Le développement fulgurant d’Internet a entraîné une explosion du nombre de contenus accessibles en ligne. Face à cette situation, la question de la responsabilité des hébergeurs de ces contenus devient cruciale. Cet article vise à éclairer les enjeux juridiques liés à la responsabilité des hébergeurs de contenus en ligne et à apporter un éclairage expert sur ce sujet complexe.
1. Le cadre juridique applicable
En France, le cadre juridique relatif à la responsabilité des hébergeurs de contenus en ligne est principalement défini par la loi pour la confiance dans l’économie numérique (LCEN) du 21 juin 2004. Cette loi transpose en droit français la directive européenne 2000/31/CE relative au commerce électronique.
Selon l’article 6-I-2 de la LCEN, les hébergeurs ne sont pas soumis à une obligation générale de surveillance des informations qu’ils transmettent ou stockent, ni à une obligation générale de rechercher des faits ou des circonstances révélant des activités illicites.
2. Les conditions d’engagement de la responsabilité des hébergeurs
La responsabilité d’un hébergeur peut être engagée lorsque trois conditions cumulatives sont réunies :
- L’hébergeur a eu connaissance de l’activité ou de l’information illicite ;
- L’hébergeur n’a pas agi promptement pour retirer ces informations ou en rendre l’accès impossible ;
- Les faits ou les informations sont manifestement illicites.
Ainsi, la responsabilité de l’hébergeur ne peut être engagée que si ces trois conditions sont remplies. Toutefois, la jurisprudence a précisé certains aspects de ces conditions, notamment en ce qui concerne la notion d’illicéité manifeste et le délai dans lequel l’hébergeur doit agir.
3. La notification des contenus illicites aux hébergeurs
La LCEN prévoit un mécanisme spécifique permettant aux internautes de signaler des contenus illicites hébergés par un prestataire : la notification. Ce dispositif permet à toute personne de notifier à un hébergeur l’existence d’un contenu manifestement illicite, en vue de son retrait. La notification doit contenir certaines mentions obligatoires, prévues à l’article 6-I-5 de la LCEN.
Cependant, la Cour de cassation a précisé que cette procédure de notification n’est pas exclusive et qu’une notification informelle peut également valoir mise en demeure pour l’hébergeur. De plus, certaines décisions judiciaires ont reconnu que lorsque le contenu est manifestement illicite, le juge peut ordonner à l’hébergeur d’en supprimer l’accès sans avoir recours à une notification préalable.
4. Les obligations des hébergeurs en matière de coopération avec les autorités
Les hébergeurs ont également certaines obligations en matière de coopération avec les autorités judiciaires et administratives. Ces obligations sont prévues à l’article 6-II de la LCEN et concernent notamment :
- La conservation des données permettant l’identification des auteurs des contenus hébergés ;
- La transmission de ces données aux autorités compétentes sur requête judiciaire ou administrative.

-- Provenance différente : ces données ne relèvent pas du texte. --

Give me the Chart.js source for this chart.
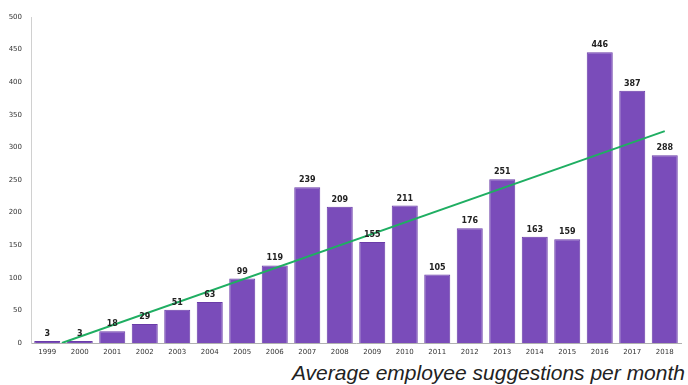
<!DOCTYPE html>
<html>
<head>
<meta charset="utf-8">
<script src="https://cdn.jsdelivr.net/npm/chart.js@4"></script>
<style>
  html, body { margin: 0; padding: 0; background: #fff; }
  #wrap { position: relative; width: 688px; height: 385px; overflow: hidden; }
  #box { position: absolute; left: 0; top: 0; width: 688px; height: 360px; }
  #caption {
    position: absolute; right: 3px; top: 361px;
    font: italic 21px "Liberation Sans", Arial, sans-serif; color: #222;
    white-space: nowrap;
  }
</style>
</head>
<body>
<div id="wrap">
  <div id="box"><canvas id="chart"></canvas></div>
  <div id="caption">Average employee suggestions per month</div>
</div>
<script>
// categories + values
const years = ["1999","2000","2001","2002","2003","2004","2005","2006","2007","2008",
               "2009","2010","2011","2012","2013","2014","2015","2016","2017","2018"];
const suggestions = [3, 3, 18, 29, 51, 63, 99, 119, 239, 209,
                     155, 211, 105, 176, 251, 163, 159, 446, 387, 288];

// trend line end points (category index, value) as seen in the picture
const trendIndex = [0.45, 19];
const trendValue = [0, 325];

const yTicks = { min: 0, max: 500, step: 50 };

/* ---------- value labels above bars ---------- */
const barLabels = {
  id: "barLabels",
  afterDatasetsDraw(chart) {
    const ctx = chart.ctx;
    const meta = chart.getDatasetMeta(0);
    ctx.save();
    ctx.font = "bold 8px 'DejaVu Sans', sans-serif";
    ctx.fillStyle = "#222";
    ctx.textAlign = "center";
    ctx.textBaseline = "bottom";
    meta.data.forEach((bar, i) => {
      ctx.fillText(suggestions[i], bar.x, bar.y - 3);
    });
    ctx.restore();
  }
};

const tickFont = { family: "'DejaVu Sans', sans-serif", size: 7 };

new Chart(document.getElementById("chart"), {
  type: "bar",
  data: {
    labels: years,
    datasets: [{
      type: "bar",
      data: suggestions,
      backgroundColor: "#7a4cba",
      borderColor: "#6a3ca8",
      borderWidth: 1,
      grouped: false,
      categoryPercentage: 0.8,
      barPercentage: 1,
      order: 2
    }, {
      type: "line",
      xAxisID: "xt",
      data: trendIndex.map((x, i) => ({ x, y: trendValue[i] })),
      borderColor: "#1fae62",
      borderWidth: 2,
      pointRadius: 0,
      fill: false,
      order: 1
    }]
  },
  options: {
    responsive: true,
    maintainAspectRatio: false,
    animation: false,
    layout: { padding: { top: 17, right: 7, left: 0, bottom: 0 } },
    plugins: {
      legend: { display: false },
      tooltip: { enabled: false }
    },
    scales: {
      x: {
        grid: { display: false, drawTicks: false },
        border: { display: true, color: "#b0b0b0" },
        ticks: { color: "#333", font: tickFont, padding: 5, maxRotation: 0 },
        afterFit(s) { s.height = 17; }
      },
      xt: {
        type: "linear",
        display: false,
        offset: false,
        grid: { offset: false },
        min: -0.5,
        max: years.length - 0.5
      },
      y: {
        min: yTicks.min,
        max: yTicks.max,
        grid: { display: false, drawTicks: false },
        border: { display: true, color: "#d0d0d0" },
        ticks: { stepSize: yTicks.step, color: "#333", font: tickFont, padding: 9 },
        afterFit(s) { s.width = 31; }
      }
    }
  },
  plugins: [barLabels]
});
</script>
</body>
</html>
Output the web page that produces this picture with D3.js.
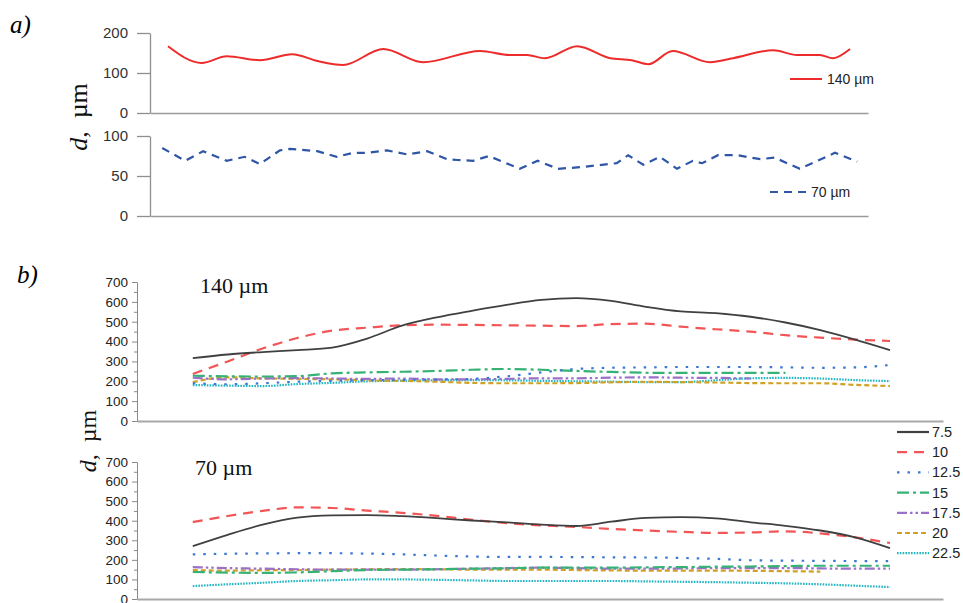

Ainsi, les hébergeurs sont tenus de coopérer avec les autorités dans le cadre des enquêtes et des procédures relatives aux contenus illicites qu’ils hébergent.
5. Les sanctions encourues par les hébergeurs en cas de manquement à leurs obligations
En cas de manquement à leurs obligations, les hébergeurs s’exposent à différentes sanctions, tant civiles que pénales. Sur le plan civil, ils peuvent être condamnés à indemniser les victimes du contenu illicite pour le préjudice subi. Sur le plan pénal, l’article 6-III de la LCEN prévoit des peines d’amende pouvant aller jusqu’à 75 000 euros pour les personnes physiques et 375 000 euros pour les personnes morales.
Ces sanctions montrent l’importance accordée par le législateur à la question de la responsabilité des hébergeurs en matière de contenus illicites.
6. Les perspectives d’évolution du cadre juridique
Le cadre juridique de la responsabilité des hébergeurs est en constante évolution, notamment en raison de l’évolution rapide des technologies et des usages d’Internet. Il est donc important pour les hébergeurs de se tenir informés des évolutions législatives et jurisprudentielles afin d’adapter leurs pratiques en conséquence.
Les récentes discussions autour du projet de loi Loi Avia ou encore la proposition de directive européenne sur les services numériques illustrent ces évolutions et montrent que le débat sur la responsabilité des hébergeurs reste d’actualité.